Friday, February 10, 2012

REVIEW: Miss Peregrine's Home for Peculiar Children by Ransom Riggs


Miss Peregrine's Home for Peculiar Children
by Ransom Riggs

“And that is how someone who is unusally susceptible to nightmares,night terrors, the Creeps, the Willies, and the Seeing Things That Aren't Really There talks himself into making one last trip to the abandoned, almost-certainly-haunted house where a dozen or more children met their untimely end.” 

Jacob grew up listening to his grandfather's stories about how he escaped the war in Europe and hid from monsters in an idyllic home for children with strange powers. As he got older, he started to realize that there was probably no such thing as girls who could levitate, or boys who could pick up giant rocks, or the mysterious caretaker of the house, "The Bird" - Miss Peregrine. Or child-eating monsters with tentacles coming out of their mouths. He distanced himself from his grandfather and ignored his desperate phone calls, blaming it on senility... until his grandfather ends up brutally murdered, and Jacob sees a glimpse of a monster disappearing into the dark woods. After many visits to a therapist, Jacob embarks on a quest to find the house, find Miss Peregrine, and get some answers. He gets more than he bargained for. 

I have a problem with expectations. I expected that this book would scare me shitless. That it would be full of thrills and chills, and that I would not be able to sleep. Like a weird mix of X-Men and the Woman in Black. That is not at all what this book is, and I was kind of disappointed. 

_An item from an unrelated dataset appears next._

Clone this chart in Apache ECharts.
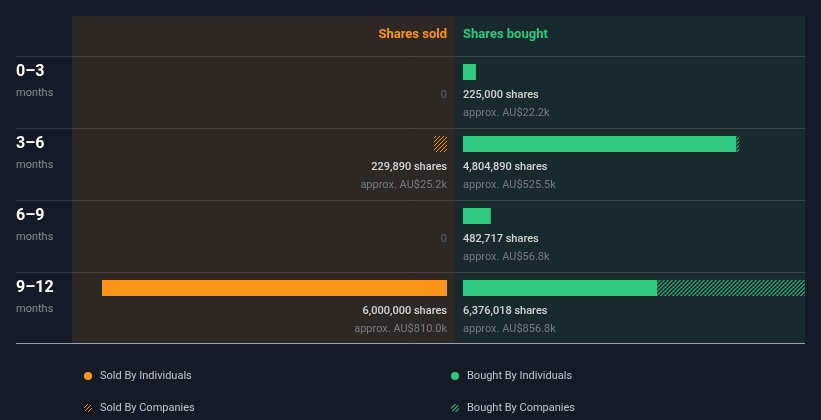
<!DOCTYPE html>
<html>
<head>
<meta charset="utf-8">
<script src="https://cdn.jsdelivr.net/npm/echarts@6/dist/echarts.min.js"></script>
<style>
html,body{margin:0;padding:0;background:#151b26;}
#chart{width:821px;height:420px;}
</style>
</head>
<body>
<div id="chart"></div>
<script>
// ---- data ----
const categories = ['0–3', '3–6', '6–9', '9–12'];
const soldInd = [0, 0, 0, 6000000];
const soldCo = [0, 229890, 0, 0];
const boughtInd = [225000, 4750000, 482717, 3376018];
const boughtCo = [0, 54890, 0, 3000000];
const soldValueK = [0, 25.2, 0, 810.0];
const boughtValueK = [22.2, 525.5, 56.8, 856.8];
const seriesNames = ['Sold By Individuals', 'Sold By Companies', 'Bought By Individuals', 'Bought By Companies'];

// ---- style ----
const ORANGE = '#fd9418';
const GREEN = '#2dca7f';
const FONT = 'Roboto';

function hatch(color, thick) {
  const c = document.createElement('canvas');
  c.width = 4; c.height = 4;
  const g = c.getContext('2d');
  g.fillStyle = color;
  for (let x = 0; x < 4; x++) {
    for (let t = 0; t < thick; t++) {
      g.fillRect((x + t) % 4, 3 - x, 1, 1);
    }
  }
  return {image: c, repeat: 'repeat'};
}

const soldTot = soldInd.map((v, i) => v + soldCo[i]);
const boughtTot = boughtInd.map((v, i) => v + boughtCo[i]);
const fmt = n => n.toLocaleString('en-US');

// layout
const LEFT_X0 = 72, LEFT_X1 = 447, RIGHT_X0 = 463, RIGHT_X1 = 805;
const PX_PER_UNIT = 345 / 6000000;
const leftMax = (LEFT_X1 - LEFT_X0) / PX_PER_UNIT;
const rightMax = (RIGHT_X1 - RIGHT_X0) / PX_PER_UNIT;

function labelText(tot, valK) {
  if (tot > 0) return '{s|' + fmt(tot) + ' shares}\n{a|approx. AU$' + valK.toFixed(1) + 'k}';
  return '{z|0}\n{z| }';
}
const richLbl = {
  s: {color: '#ffffff', fontSize: 11, fontFamily: FONT, lineHeight: 18, fontWeight: 500},
  a: {color: '#8b9096', fontSize: 11, fontFamily: FONT, lineHeight: 18},
  z: {color: '#6b7075', fontSize: 11, fontFamily: FONT, lineHeight: 18}
};

const chart = echarts.init(document.getElementById('chart'));
const sepLines = [56.5, 128.5, 200.5, 272.5].map(y => ({
  type: 'line', z: -1, shape: {x1: 16, y1: y, x2: 805, y2: y},
  style: {stroke: 'rgba(255,255,255,0.12)', lineWidth: 1}
}));

chart.setOption({
  animation: false,
  backgroundColor: '#151b26',
  title: [
    {text: 'Shares sold', right: 821 - LEFT_X1, top: 28, padding: 0,
      textStyle: {color: ORANGE, fontSize: 13, fontWeight: 'bold', fontFamily: FONT}},
    {text: 'Shares bought', left: RIGHT_X0, top: 28, padding: 0,
      textStyle: {color: GREEN, fontSize: 13, fontWeight: 'bold', fontFamily: FONT}}
  ],
  graphic: [
    {type: 'rect', z: -2, shape: {x: 72, y: 16, width: 383, height: 327}, style: {fill: '#2d2823'}},
    {type: 'rect', z: -2, shape: {x: 455, y: 16, width: 350, height: 327}, style: {fill: '#182a2e'}},
    ...sepLines,
    {type: 'line', z: -1, shape: {x1: 16, y1: 343.5, x2: 805, y2: 343.5}, style: {stroke: '#9ba0a6', lineWidth: 1}}
  ],
  legend: [
    {left: 84, top: 370.5, padding: 0, orient: 'vertical', itemGap: 21, itemWidth: 8, itemHeight: 8,
      icon: 'circle', selectedMode: false, data: [seriesNames[0], seriesNames[1]],
      textStyle: {color: '#c3c7cb', fontSize: 11, fontFamily: FONT, padding: [0, 0, 0, 3]}},
    {left: 451, top: 370.5, padding: 0, orient: 'vertical', itemGap: 21, itemWidth: 8, itemHeight: 8,
      icon: 'circle', selectedMode: false, data: [seriesNames[2], seriesNames[3]],
      textStyle: {color: '#c3c7cb', fontSize: 11, fontFamily: FONT, padding: [0, 0, 0, 3]}}
  ],
  grid: [
    {left: LEFT_X0, width: LEFT_X1 - LEFT_X0, top: 36, height: 288},
    {left: RIGHT_X0, width: RIGHT_X1 - RIGHT_X0, top: 36, height: 288}
  ],
  xAxis: [
    {gridIndex: 0, type: 'value', inverse: true, min: 0, max: leftMax, show: false},
    {gridIndex: 1, type: 'value', min: 0, max: rightMax, show: false}
  ],
  yAxis: [
    {gridIndex: 0, type: 'category', inverse: true, data: categories,
      axisLine: {show: false, onZero: false}, axisTick: {show: false}, splitLine: {show: false},
      axisLabel: {show: true, align: 'left', margin: 56,
        formatter: v => '{p| }\n{c|' + v + '}\n{m|months}',
        rich: {
          p: {lineHeight: 21, fontSize: 1},
          c: {color: '#ffffff', fontSize: 16, fontWeight: 'bold', fontFamily: FONT, lineHeight: 22},
          m: {color: '#8b9096', fontSize: 11, fontFamily: FONT, lineHeight: 22}
        }}},
    {gridIndex: 1, type: 'category', inverse: true, data: categories, show: false}
  ],
  series: [
    {name: seriesNames[0], type: 'bar', xAxisIndex: 0, yAxisIndex: 0, stack: 'sold', barWidth: 16,
      itemStyle: {color: ORANGE}, data: soldInd},
    {name: seriesNames[1], type: 'bar', xAxisIndex: 0, yAxisIndex: 0, stack: 'sold', barWidth: 16,
      itemStyle: {color: hatch(ORANGE, 1)}, data: soldCo},
    {name: seriesNames[2], type: 'bar', xAxisIndex: 1, yAxisIndex: 1, stack: 'bought', barWidth: 16,
      itemStyle: {color: GREEN}, data: boughtInd},
    {name: seriesNames[3], type: 'bar', xAxisIndex: 1, yAxisIndex: 1, stack: 'bought', barWidth: 16,
      itemStyle: {color: hatch('#2a9466', 2)}, data: boughtCo},
    {type: 'scatter', xAxisIndex: 0, yAxisIndex: 0, symbolSize: 1, silent: true,
      itemStyle: {color: 'rgba(0,0,0,0)'},
      data: categories.map((c, i) => [0, i]),
      label: {show: true, position: 'inside', offset: [0, 32], align: 'right', verticalAlign: 'middle',
        formatter: p => labelText(soldTot[p.dataIndex], soldValueK[p.dataIndex]), rich: richLbl}},
    {type: 'scatter', xAxisIndex: 1, yAxisIndex: 1, symbolSize: 1, silent: true,
      itemStyle: {color: 'rgba(0,0,0,0)'},
      data: categories.map((c, i) => [0, i]),
      label: {show: true, position: 'inside', offset: [0, 32], align: 'left', verticalAlign: 'middle',
        formatter: p => labelText(boughtTot[p.dataIndex], boughtValueK[p.dataIndex]), rich: richLbl}}
  ]
});
</script>
</body>
</html>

Don't get me wrong, this is a great first book for Riggs! He has some fun prose, like "The sky was the color of a new bruise." The beginning is fantastic, setting up his listless life, the shock and horror of his grandfather's murder, and the aftermath where everyone thinks he is crazy. I love his initial investigations when he sleuths around the Welsh island. I got some minor thrills when he is exploring the dark, musty ruins of what once was Miss Peregrine's Home, trying to solve the mystery of their fate, while hoping their ghosts did not kill him in the process. The last 50 pages are chock full of thrills, murder, monsters and bombs. 

However, (spoilers) he discovers the pocket of endless summer that is "the loop," an idyllic haven for the peculiar children who are now in their 80s, but eternally in children's bodies, still approaching the world as children. This was less satisfactory for me than if their was some element of Claudia from Interview with a Vampire in there. Fun, fucked-up psychology of an 80 year old trapped in a child's body. Anyway, this is where the story stops dead for me. They go swimming, and fall in love, and yes there are interesting characters to be introduced to, and lots of explaining, but other than that, not much happens for a good 100 pages. 

One interesting fact about the book is that all the photographs are real. He pulled them out of archives, yard sales, and personal collections. Sometimes I felt he was writing to justify the picture's presence in the book, but other times they creepily supported and expanded upon the text. 

It is a charming book (which is not what I expected to say about it), and a well-written first part of a series. At least it reads that way. I hope there are more books coming that can get into the guts of the action, mystery and horror without the weight of exposition. 

I said the same thing about the last book. Am I growing impatient?